● **SHORT EXERCISE**: Without the pictures, return all of the material exactly as written.

● **DATASET EXTRACT**:
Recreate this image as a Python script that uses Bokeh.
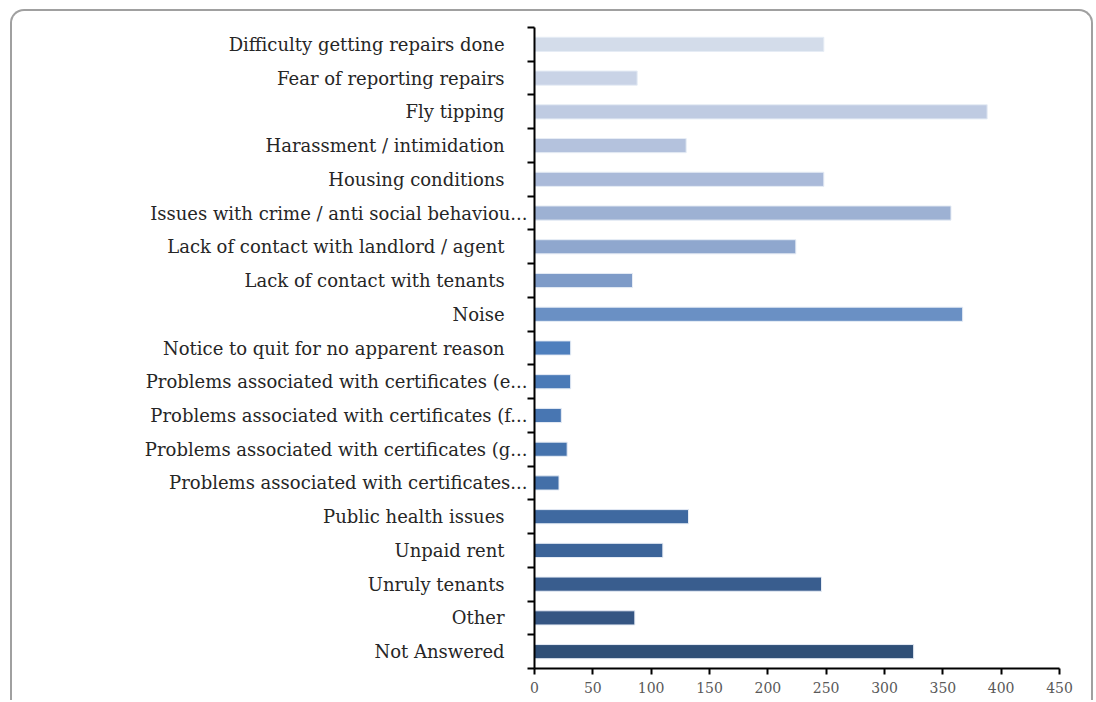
from bokeh.plotting import figure
from bokeh.models import Range1d, FixedTicker, ColumnDataSource, InlineStyleSheet
from bokeh.embed import file_html
from bokeh.resources import INLINE

categories = [
    "Difficulty getting repairs done",
    "Fear of reporting repairs",
    "Fly tipping",
    "Harassment / intimidation",
    "Housing conditions",
    "Issues with crime / anti social behaviou...",
    "Lack of contact with landlord / agent",
    "Lack of contact with tenants",
    "Noise",
    "Notice to quit for no apparent reason",
    "Problems associated with certificates (e...",
    "Problems associated with certificates (f...",
    "Problems associated with certificates (g...",
    "Problems associated with certificates...",
    "Public health issues",
    "Unpaid rent",
    "Unruly tenants",
    "Other",
    "Not Answered",
]
counts = [248, 88, 388, 130, 248, 357, 224, 84, 367, 31, 31, 23, 28, 21, 132, 110, 246, 86, 325]
x_ticks = [0, 50, 100, 150, 200, 250, 300, 350, 400, 450]
bar_colors = [
    "#D3DCEA", "#C9D3E6", "#BFCBE2", "#B4C2DD", "#AABAD9", "#9DB1D3",
    "#8FA7CE", "#7E9BC8", "#6A90C4", "#4E7FBD", "#4A7AB7", "#4876B2",
    "#4573AD", "#436FA8", "#3F69A0", "#3C6499", "#395D8E", "#355683", "#2F4F77",
]

n = len(categories)
centers = [n - i - 0.5 for i in range(n)]
src = ColumnDataSource(dict(y=centers, v=counts, c=bar_colors))

W, H = 1094, 700
p = figure(width=W, height=H, output_backend="svg", toolbar_location=None,
           x_range=Range1d(0, 450), y_range=Range1d(0, n))
p.min_border_left = 534
p.min_border_right = W - 1059
p.min_border_top = 27
p.min_border_bottom = H - 668
p.outline_line_color = None
p.xgrid.grid_line_color = None
p.ygrid.grid_line_color = None

p.hbar(y="y", right="v", left=0, height=0.42, fill_color="c",
       line_color="#e6ecf5", line_width=1, source=src)

font = "DejaVu Serif"
ya = p.yaxis[0]
ya.ticker = FixedTicker(ticks=centers, minor_ticks=list(range(n + 1)))
pad = "\u00a0" * 4
ya.major_label_overrides = {
    c: (lab if lab.endswith("...") else lab + pad) for c, lab in zip(centers, categories)
}
ya.major_tick_out = 0
ya.major_tick_in = 0
ya.minor_tick_out = 7
ya.minor_tick_in = 0
ya.minor_tick_line_color = "black"
ya.minor_tick_line_width = 2
ya.axis_line_color = "black"
ya.axis_line_width = 2
ya.major_label_standoff = 0
ya.major_label_text_font = font
ya.major_label_text_font_size = "18px"
ya.major_label_text_color = "#262626"

xa = p.xaxis[0]
xa.ticker = FixedTicker(ticks=x_ticks, minor_ticks=[])
xa.major_tick_out = 6
xa.major_tick_in = 0
xa.major_tick_line_width = 2
xa.axis_line_width = 2
xa.axis_line_color = "black"
xa.major_label_text_font = font
xa.major_label_text_font_size = "14px"
xa.major_label_text_color = "#595959"
xa.major_label_standoff = 7

css = """
:host { position: relative; }
:host::after {
  content: ""; position: absolute; left: 10px; top: 9px; right: 1px; bottom: 0px;
  border: 2px solid #a0a0a0; border-bottom: none; border-radius: 14px 14px 0 0;
  pointer-events: none;
}
"""
p.stylesheets = [InlineStyleSheet(css=css)]

open("out.html", "w").write(file_html(p, INLINE))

● **SOLVED PROBLEM**:
Recreate this image as a Python script that uses Bokeh.
from bokeh.plotting import figure
from bokeh.models import Range1d, FixedTicker, ColumnDataSource, InlineStyleSheet
from bokeh.embed import file_html
from bokeh.resources import INLINE

categories = [
    "Difficulty getting repairs done",
    "Fear of reporting repairs",
    "Fly tipping",
    "Harassment / intimidation",
    "Housing conditions",
    "Issues with crime / anti social behaviou...",
    "Lack of contact with landlord / agent",
    "Lack of contact with tenants",
    "Noise",
    "Notice to quit for no apparent reason",
    "Problems associated with certificates (e...",
    "Problems associated with certificates (f...",
    "Problems associated with certificates (g...",
    "Problems associated with certificates...",
    "Public health issues",
    "Unpaid rent",
    "Unruly tenants",
    "Other",
    "Not Answered",
]
counts = [248, 88, 388, 130, 248, 357, 224, 84, 367, 31, 31, 23, 28, 21, 132, 110, 246, 86, 325]
x_ticks = [0, 50, 100, 150, 200, 250, 300, 350, 400, 450]
bar_colors = [
    "#D3DCEA", "#C9D3E6", "#BFCBE2", "#B4C2DD", "#AABAD9", "#9DB1D3",
    "#8FA7CE", "#7E9BC8", "#6A90C4", "#4E7FBD", "#4A7AB7", "#4876B2",
    "#4573AD", "#436FA8", "#3F69A0", "#3C6499", "#395D8E", "#355683", "#2F4F77",
]

n = len(categories)
centers = [n - i - 0.5 for i in range(n)]
src = ColumnDataSource(dict(y=centers, v=counts, c=bar_colors))

W, H = 1094, 700
p = figure(width=W, height=H, output_backend="svg", toolbar_location=None,
           x_range=Range1d(0, 450), y_range=Range1d(0, n))
p.min_border_left = 534
p.min_border_right = W - 1059
p.min_border_top = 27
p.min_border_bottom = H - 668
p.outline_line_color = None
p.xgrid.grid_line_color = None
p.ygrid.grid_line_color = None

p.hbar(y="y", right="v", left=0, height=0.42, fill_color="c",
       line_color="#e6ecf5", line_width=1, source=src)

font = "DejaVu Serif"
ya = p.yaxis[0]
ya.ticker = FixedTicker(ticks=centers, minor_ticks=list(range(n + 1)))
pad = "\u00a0" * 4
ya.major_label_overrides = {
    c: (lab if lab.endswith("...") else lab + pad) for c, lab in zip(centers, categories)
}
ya.major_tick_out = 0
ya.major_tick_in = 0
ya.minor_tick_out = 7
ya.minor_tick_in = 0
ya.minor_tick_line_color = "black"
ya.minor_tick_line_width = 2
ya.axis_line_color = "black"
ya.axis_line_width = 2
ya.major_label_standoff = 0
ya.major_label_text_font = font
ya.major_label_text_font_size = "18px"
ya.major_label_text_color = "#262626"

xa = p.xaxis[0]
xa.ticker = FixedTicker(ticks=x_ticks, minor_ticks=[])
xa.major_tick_out = 6
xa.major_tick_in = 0
xa.major_tick_line_width = 2
xa.axis_line_width = 2
xa.axis_line_color = "black"
xa.major_label_text_font = font
xa.major_label_text_font_size = "14px"
xa.major_label_text_color = "#595959"
xa.major_label_standoff = 7

css = """
:host { position: relative; }
:host::after {
  content: ""; position: absolute; left: 10px; top: 9px; right: 1px; bottom: 0px;
  border: 2px solid #a0a0a0; border-bottom: none; border-radius: 14px 14px 0 0;
  pointer-events: none;
}
"""
p.stylesheets = [InlineStyleSheet(css=css)]

open("out.html", "w").write(file_html(p, INLINE))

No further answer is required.